Mike M. said:
We are really talking about two different things here; an Aspect Ratio and a
page size in inches. You can have many page sizes that are 16:9 Aspect
Ratios and the content on them will look different (size wise) when show on
a particular device. At least I had fun playing around with this and seeing
my kids pictures get morphed as I changed sizes. Anyhoo, to the OP I
suggest trying different page sizes of a 16:9 Aspect Ration and seeing the
differences.
I'm still baffled.
If you keep the aspect ratio the same then all that changes are the sizes of
the objects on the page according to PowerPoint's internal measurement
system. So text at 16pt might become 48pt.
It depends when you change the page size. See the examples at
www.webshite.org/16x9.zip These are 3 presentations containing a picture of
Gary Coleman (what 'you talking 'bout, Willis?) and some text. I created
1.ppt first at 16cm x 9cm (please excuse the modern measurements). Then I
changed the page size to 32x18 and 96x54 and saved them as 2.ppt and 3.ppt
respectively. The relative size of the objects stayed exactly the same, and
therefore they all look the same when displayed. The only difference is the
'size' of the objects.

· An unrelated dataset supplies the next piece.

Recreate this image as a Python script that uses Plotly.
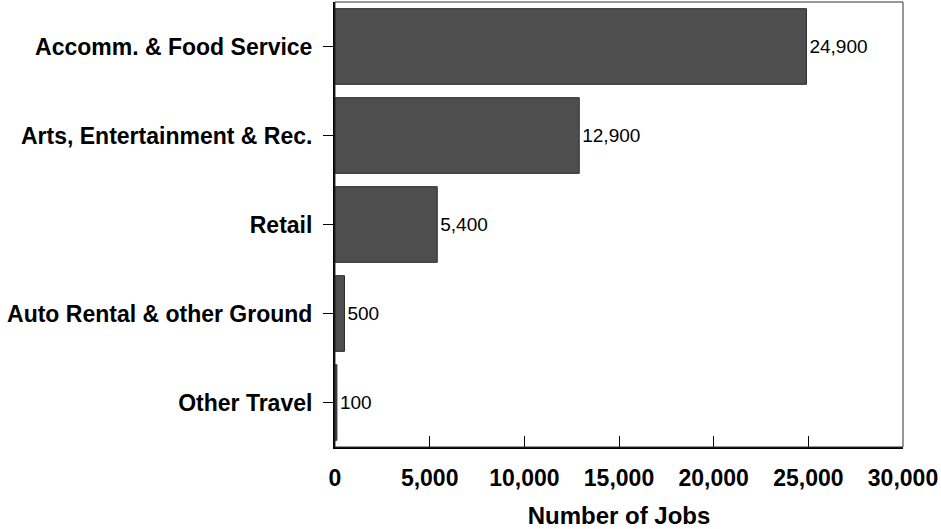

The text jumps from 10pt to 20pt to 60pt
(understandably) and the picture 'size' goes from 3.39cm to 6.78cm to
20.33cm.
If you create 2 different 16x9 presentations at different page sizes and
type in, for example, 48pt text then they'll look different for the same
reasons that the font sizes change in the examples above.
Am I missing something?
P.S. your page sizes are based on the size of the plasma - a 42" plasma
measures 42" across the diagonal and the width and height (god bless
Pythagoras) are roughly your measurements.